Chelsea
Liam Rosenior sacked as Chelsea break a 114-year-old record – And it’s entirely their fault
In the year 1912, the world lost the Titanic. Chelsea, just seven years old as a football club, lost five league games in a row without scoring. It was the kind of misfortune you chalk up to the rough edges of a newly formed club finding its feet in the First Division.
More than a century later, the Blues have matched that wretched record, and unlike 1912, nobody gets to blame misfortune.
This disaster has been entirely self-inflicted authored by an ownership group that has turned Chelsea into the most expensive soap opera in football history.
Chelsea’s demise from World Champions to a record that died in 1912
When Enzo Maresca led Chelsea to the Club World Cup title in the summer of 2025, demolishing PSG 4-0 in the final, it felt like the Boehly era had finally found its footing.
Chelsea were fifth by the time they sacked him on New Year’s Day 2026. They had won only once in seven Premier League games, but they were still very much in the Champions League conversation. The players knew it too.
Enzo Fernandez, Malo Gusto and Marc Cucurella all went public about their confusion over Maresca’s exit. That confusion appears to have turned into something darker on the pitch. Since his departure, the numbers have only gotten worse. In fact, catastrophic.
Five defeats without scoring, no shots on target against Brighton, an xG of 0.04 in that first half, lower than in any of the 114 halves Maresca managed. The losses keep coming: Brighton (3-0), Manchester United (1-0), Manchester City (3-0), Everton (3-0), Newcastle (1-0).
Rosenior called Tuesday’s performance “indefensible.” By Wednesday, he was gone.
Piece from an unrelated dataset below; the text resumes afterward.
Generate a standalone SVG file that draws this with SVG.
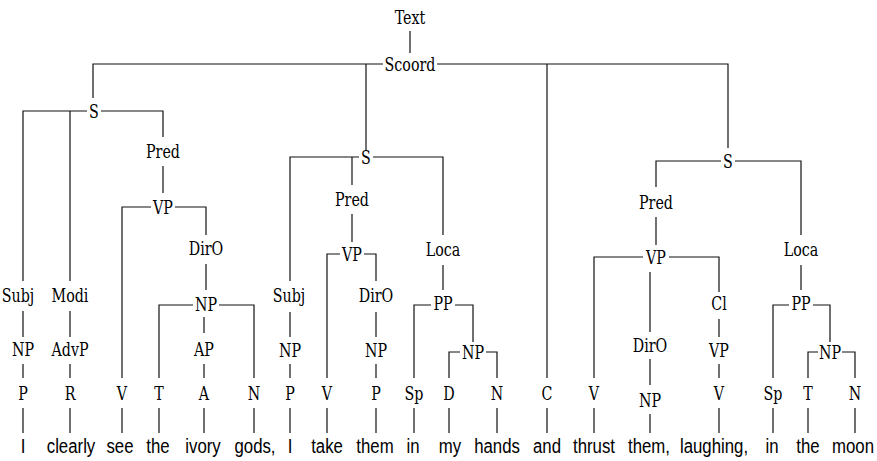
<svg xmlns="http://www.w3.org/2000/svg" width="877" height="461" viewBox="0 0 877 461">
<style>
.edge path{fill:none;stroke:#111;stroke-width:1.2}
.lab{font-family:"DejaVu Serif","Liberation Serif",serif;font-size:19px;text-anchor:middle;fill:#000}
.wd{font-family:"Liberation Sans",Arial,sans-serif;font-size:21px;text-anchor:middle;fill:#000}
</style>
<rect width="877" height="461" fill="#fff"/>
<g id="connectors" class="edge">
<path d="M410 31V53"/>
<path d="M93 98V64H383"/>
<path d="M437 64H728V148"/>
<path d="M366 64V151"/>
<path d="M547 64V378"/>
<path d="M23 281V111H87"/>
<path d="M101 111H163V137"/>
<path d="M70 111V281"/>
<path d="M163 166V193"/>
<path d="M122 378V207H151"/>
<path d="M175 207H206V235"/>
<path d="M206 264V290"/>
<path d="M159 378V305H193"/>
<path d="M219 305H254V378"/>
<path d="M204 317V333"/>
<path d="M23 311V337"/>
<path d="M70 311V337"/>
<path d="M23 364V378"/>
<path d="M70 364V378"/>
<path d="M204 364V378"/>
<path d="M23 408V433M70 408V433M122 408V433M159 408V433M204 408V433M254 408V433"/>
<path d="M290 281V157H359"/>
<path d="M373 157H443V235"/>
<path d="M352 157V185"/>
<path d="M352 214V242"/>
<path d="M327 378V254H340"/>
<path d="M364 254H376V281"/>
<path d="M376 312V337"/>
<path d="M290 312V337"/>
<path d="M290 364V378"/>
<path d="M376 364V378"/>
<path d="M443 265V290"/>
<path d="M414 378V305H431"/>
<path d="M455 305H473V342"/>
<path d="M449 378V352H460"/>
<path d="M486 352H497V378"/>
<path d="M290 408V433M327 408V433M376 408V433M414 408V433M449 408V433M497 408V433M547 408V433"/>
<path d="M656 187V161H721"/>
<path d="M735 161H801V235"/>
<path d="M656 217V245"/>
<path d="M594 378V257H643"/>
<path d="M669 257H719V292"/>
<path d="M650 272V332"/>
<path d="M650 359V385"/>
<path d="M650 414V433"/>
<path d="M719 319V337"/>
<path d="M719 364V378"/>
<path d="M801 265V290"/>
<path d="M773 378V305H789"/>
<path d="M813 305H830V342"/>
<path d="M808 378V352H818"/>
<path d="M842 352H855V378"/>
<path d="M594 408V433M719 408V433M773 408V433M808 408V433M855 408V433"/>
</g>
<g id="n-text"><text class="lab" transform="translate(410 24) scale(.75 1)">Text</text></g>
<g id="n-scoord"><text class="lab" transform="translate(410 71) scale(.75 1)">Scoord</text></g>
<g id="n-s1"><text class="lab" transform="translate(94 118) scale(.75 1)">S</text></g>
<g id="n-subj1"><text class="lab" transform="translate(18 302) scale(.75 1)">Subj</text></g>
<g id="n-modi"><text class="lab" transform="translate(70 302) scale(.75 1)">Modi</text></g>
<g id="n-pred1"><text class="lab" transform="translate(163 158) scale(.75 1)">Pred</text></g>
<g id="n-vp1"><text class="lab" transform="translate(163 214) scale(.75 1)">VP</text></g>
<g id="n-diro1"><text class="lab" transform="translate(206 255) scale(.75 1)">DirO</text></g>
<g id="n-np1"><text class="lab" transform="translate(206 311) scale(.75 1)">NP</text></g>
<g id="n-np1s"><text class="lab" transform="translate(23 356) scale(.75 1)">NP</text></g>
<g id="n-advp"><text class="lab" transform="translate(70 356) scale(.75 1)">AdvP</text></g>
<g id="n-ap"><text class="lab" transform="translate(204 356) scale(.75 1)">AP</text></g>
<g id="n-p1"><text class="lab" transform="translate(23 400) scale(.75 1)">P</text></g>
<g id="n-r"><text class="lab" transform="translate(70 400) scale(.75 1)">R</text></g>
<g id="n-v1"><text class="lab" transform="translate(122 400) scale(.75 1)">V</text></g>
<g id="n-t1"><text class="lab" transform="translate(159 400) scale(.75 1)">T</text></g>
<g id="n-a"><text class="lab" transform="translate(204 400) scale(.75 1)">A</text></g>
<g id="n-n1"><text class="lab" transform="translate(254 400) scale(.75 1)">N</text></g>
<g id="n-s2"><text class="lab" transform="translate(366 164) scale(.75 1)">S</text></g>
<g id="n-subj2"><text class="lab" transform="translate(289 302) scale(.75 1)">Subj</text></g>
<g id="n-pred2"><text class="lab" transform="translate(352 206) scale(.75 1)">Pred</text></g>
<g id="n-vp2"><text class="lab" transform="translate(352 261) scale(.75 1)">VP</text></g>
<g id="n-diro2"><text class="lab" transform="translate(376 302) scale(.75 1)">DirO</text></g>
<g id="n-np2"><text class="lab" transform="translate(376 357) scale(.75 1)">NP</text></g>
<g id="n-np2s"><text class="lab" transform="translate(290 357) scale(.75 1)">NP</text></g>
<g id="n-loca2"><text class="lab" transform="translate(443 256) scale(.75 1)">Loca</text></g>
<g id="n-pp2"><text class="lab" transform="translate(443 310) scale(.75 1)">PP</text></g>
<g id="n-np2b"><text class="lab" transform="translate(473 359) scale(.75 1)">NP</text></g>
<g id="n-p2"><text class="lab" transform="translate(290 400) scale(.75 1)">P</text></g>
<g id="n-v2"><text class="lab" transform="translate(327 400) scale(.75 1)">V</text></g>
<g id="n-p2b"><text class="lab" transform="translate(376 400) scale(.75 1)">P</text></g>
<g id="n-sp2"><text class="lab" transform="translate(414 400) scale(.75 1)">Sp</text></g>
<g id="n-d"><text class="lab" transform="translate(449 400) scale(.75 1)">D</text></g>
<g id="n-n2"><text class="lab" transform="translate(497 400) scale(.75 1)">N</text></g>
<g id="n-c"><text class="lab" transform="translate(547 400) scale(.75 1)">C</text></g>
<g id="n-s3"><text class="lab" transform="translate(728 168) scale(.75 1)">S</text></g>
<g id="n-pred3"><text class="lab" transform="translate(656 209) scale(.75 1)">Pred</text></g>
<g id="n-vp3"><text class="lab" transform="translate(656 264) scale(.75 1)">VP</text></g>
<g id="n-diro3"><text class="lab" transform="translate(650 352) scale(.75 1)">DirO</text></g>
<g id="n-np3"><text class="lab" transform="translate(650 407) scale(.75 1)">NP</text></g>
<g id="n-cl"><text class="lab" transform="translate(719 310) scale(.75 1)">Cl</text></g>
<g id="n-vp3b"><text class="lab" transform="translate(719 357) scale(.75 1)">VP</text></g>
<g id="n-v3b"><text class="lab" transform="translate(719 400) scale(.75 1)">V</text></g>
<g id="n-v3"><text class="lab" transform="translate(594 400) scale(.75 1)">V</text></g>
<g id="n-loca3"><text class="lab" transform="translate(801 256) scale(.75 1)">Loca</text></g>
<g id="n-pp3"><text class="lab" transform="translate(801 310) scale(.75 1)">PP</text></g>
<g id="n-np3b"><text class="lab" transform="translate(830 359) scale(.75 1)">NP</text></g>
<g id="n-sp3"><text class="lab" transform="translate(773 400) scale(.75 1)">Sp</text></g>
<g id="n-t3"><text class="lab" transform="translate(808 400) scale(.75 1)">T</text></g>
<g id="n-n3"><text class="lab" transform="translate(855 400) scale(.75 1)">N</text></g>
<g id="w-i1"><text class="wd" transform="translate(23 453) scale(.8 1)">I</text></g>
<g id="w-clearly"><text class="wd" transform="translate(71 453) scale(.8 1)">clearly</text></g>
<g id="w-see"><text class="wd" transform="translate(120 453) scale(.8 1)">see</text></g>
<g id="w-the1"><text class="wd" transform="translate(158 453) scale(.8 1)">the</text></g>
<g id="w-ivory"><text class="wd" transform="translate(203 453) scale(.8 1)">ivory</text></g>
<g id="w-gods"><text class="wd" transform="translate(255 453) scale(.8 1)">gods,</text></g>
<g id="w-i2"><text class="wd" transform="translate(290 453) scale(.8 1)">I</text></g>
<g id="w-take"><text class="wd" transform="translate(327 453) scale(.8 1)">take</text></g>
<g id="w-them1"><text class="wd" transform="translate(375 453) scale(.8 1)">them</text></g>
<g id="w-in1"><text class="wd" transform="translate(413 453) scale(.8 1)">in</text></g>
<g id="w-my"><text class="wd" transform="translate(450 453) scale(.8 1)">my</text></g>
<g id="w-hands"><text class="wd" transform="translate(497 453) scale(.8 1)">hands</text></g>
<g id="w-and"><text class="wd" transform="translate(547 453) scale(.8 1)">and</text></g>
<g id="w-thrust"><text class="wd" transform="translate(594 453) scale(.8 1)">thrust</text></g>
<g id="w-them2"><text class="wd" transform="translate(649 453) scale(.8 1)">them,</text></g>
<g id="w-laughing"><text class="wd" transform="translate(714 453) scale(.8 1)">laughing,</text></g>
<g id="w-in2"><text class="wd" transform="translate(772 453) scale(.8 1)">in</text></g>
<g id="w-the2"><text class="wd" transform="translate(808 453) scale(.8 1)">the</text></g>
<g id="w-moon"><text class="wd" transform="translate(853 453) scale(.8 1)">moon</text></g>
</svg>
He became the fifth Chelsea head coach to leave since Boehly took over in 2022, having lasted just 107 days on a six-and-a-half-year contract.
BlueCo, Chelsea’s ownership that keeps breaking things
Enzo Maresca was sacked, not only because of results, but because he pushed back on the board, as per Sky Sports. He wanted a centre-back after Levi Colwill’s injury, didn’t get one, and made the mistake of saying so publicly.
The hierarchy, apparently more concerned with compliance than football logic, showed him the door. Just like that, they had replaced a Club World Cup winner with a manager poached from Strasbourg, a club they happen to own.
That decision alone tells you everything about how Chelsea operate. They are not a football club in any coherent sense. They have spent over £1 billion since 2022, assembled a bloated squad of players with overlapping profiles.
Chelsea have cycled through manager after manager, producing this, a team unable to score or defend, and cannot string two performances together. Chelsea’s problem is structural. And until the ownership changes its approach, no manager, however good, stands a chance.